Start of Source excerpt
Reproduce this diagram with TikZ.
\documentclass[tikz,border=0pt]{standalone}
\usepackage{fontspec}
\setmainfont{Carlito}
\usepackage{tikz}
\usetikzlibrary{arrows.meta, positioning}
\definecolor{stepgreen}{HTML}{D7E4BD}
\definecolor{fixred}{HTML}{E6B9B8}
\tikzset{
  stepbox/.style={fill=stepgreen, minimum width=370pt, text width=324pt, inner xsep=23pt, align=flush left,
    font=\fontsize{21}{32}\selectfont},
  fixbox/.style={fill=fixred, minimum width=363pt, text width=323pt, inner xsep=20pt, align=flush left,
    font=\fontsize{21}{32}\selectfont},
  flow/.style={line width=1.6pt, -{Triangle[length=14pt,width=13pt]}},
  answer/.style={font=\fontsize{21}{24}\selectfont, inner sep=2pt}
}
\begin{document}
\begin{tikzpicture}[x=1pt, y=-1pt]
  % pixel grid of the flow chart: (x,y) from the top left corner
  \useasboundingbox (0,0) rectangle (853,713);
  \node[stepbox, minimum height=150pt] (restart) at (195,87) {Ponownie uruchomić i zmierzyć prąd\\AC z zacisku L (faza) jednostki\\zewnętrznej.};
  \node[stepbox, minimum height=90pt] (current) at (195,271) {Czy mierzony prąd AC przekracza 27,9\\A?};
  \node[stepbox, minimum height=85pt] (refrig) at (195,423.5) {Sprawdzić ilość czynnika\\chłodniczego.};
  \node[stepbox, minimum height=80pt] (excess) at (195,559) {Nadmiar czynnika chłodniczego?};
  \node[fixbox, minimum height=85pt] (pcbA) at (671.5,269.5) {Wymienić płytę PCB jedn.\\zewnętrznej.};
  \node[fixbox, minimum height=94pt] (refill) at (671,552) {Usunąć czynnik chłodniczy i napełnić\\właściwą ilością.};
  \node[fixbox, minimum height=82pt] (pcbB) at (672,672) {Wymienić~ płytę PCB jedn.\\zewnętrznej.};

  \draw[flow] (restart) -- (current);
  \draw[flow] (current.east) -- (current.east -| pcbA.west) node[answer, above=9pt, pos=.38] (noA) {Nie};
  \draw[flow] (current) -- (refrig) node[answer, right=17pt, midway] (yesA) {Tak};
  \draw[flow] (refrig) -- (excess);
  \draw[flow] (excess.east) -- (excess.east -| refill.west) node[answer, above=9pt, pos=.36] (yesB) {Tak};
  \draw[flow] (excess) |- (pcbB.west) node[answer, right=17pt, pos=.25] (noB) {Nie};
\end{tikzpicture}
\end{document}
End of Source excerpt
Problem to solve: Look at the material above and copy, word for word, its lines from the first through the one containing "minimum height=82pt] (pcbB)".

Final result:
Reproduce this diagram with TikZ.
\documentclass[tikz,border=0pt]{standalone}
\usepackage{fontspec}
\setmainfont{Carlito}
\usepackage{tikz}
\usetikzlibrary{arrows.meta, positioning}
\definecolor{stepgreen}{HTML}{D7E4BD}
\definecolor{fixred}{HTML}{E6B9B8}
\tikzset{
  stepbox/.style={fill=stepgreen, minimum width=370pt, text width=324pt, inner xsep=23pt, align=flush left,
    font=\fontsize{21}{32}\selectfont},
  fixbox/.style={fill=fixred, minimum width=363pt, text width=323pt, inner xsep=20pt, align=flush left,
    font=\fontsize{21}{32}\selectfont},
  flow/.style={line width=1.6pt, -{Triangle[length=14pt,width=13pt]}},
  answer/.style={font=\fontsize{21}{24}\selectfont, inner sep=2pt}
}
\begin{document}
\begin{tikzpicture}[x=1pt, y=-1pt]
  % pixel grid of the flow chart: (x,y) from the top left corner
  \useasboundingbox (0,0) rectangle (853,713);
  \node[stepbox, minimum height=150pt] (restart) at (195,87) {Ponownie uruchomić i zmierzyć prąd\\AC z zacisku L (faza) jednostki\\zewnętrznej.};
  \node[stepbox, minimum height=90pt] (current) at (195,271) {Czy mierzony prąd AC przekracza 27,9\\A?};
  \node[stepbox, minimum height=85pt] (refrig) at (195,423.5) {Sprawdzić ilość czynnika\\chłodniczego.};
  \node[stepbox, minimum height=80pt] (excess) at (195,559) {Nadmiar czynnika chłodniczego?};
  \node[fixbox, minimum height=85pt] (pcbA) at (671.5,269.5) {Wymienić płytę PCB jedn.\\zewnętrznej.};
  \node[fixbox, minimum height=94pt] (refill) at (671,552) {Usunąć czynnik chłodniczy i napełnić\\właściwą ilością.};
  \node[fixbox, minimum height=82pt] (pcbB) at (672,672) {Wymienić~ płytę PCB jedn.\\zewnętrznej.};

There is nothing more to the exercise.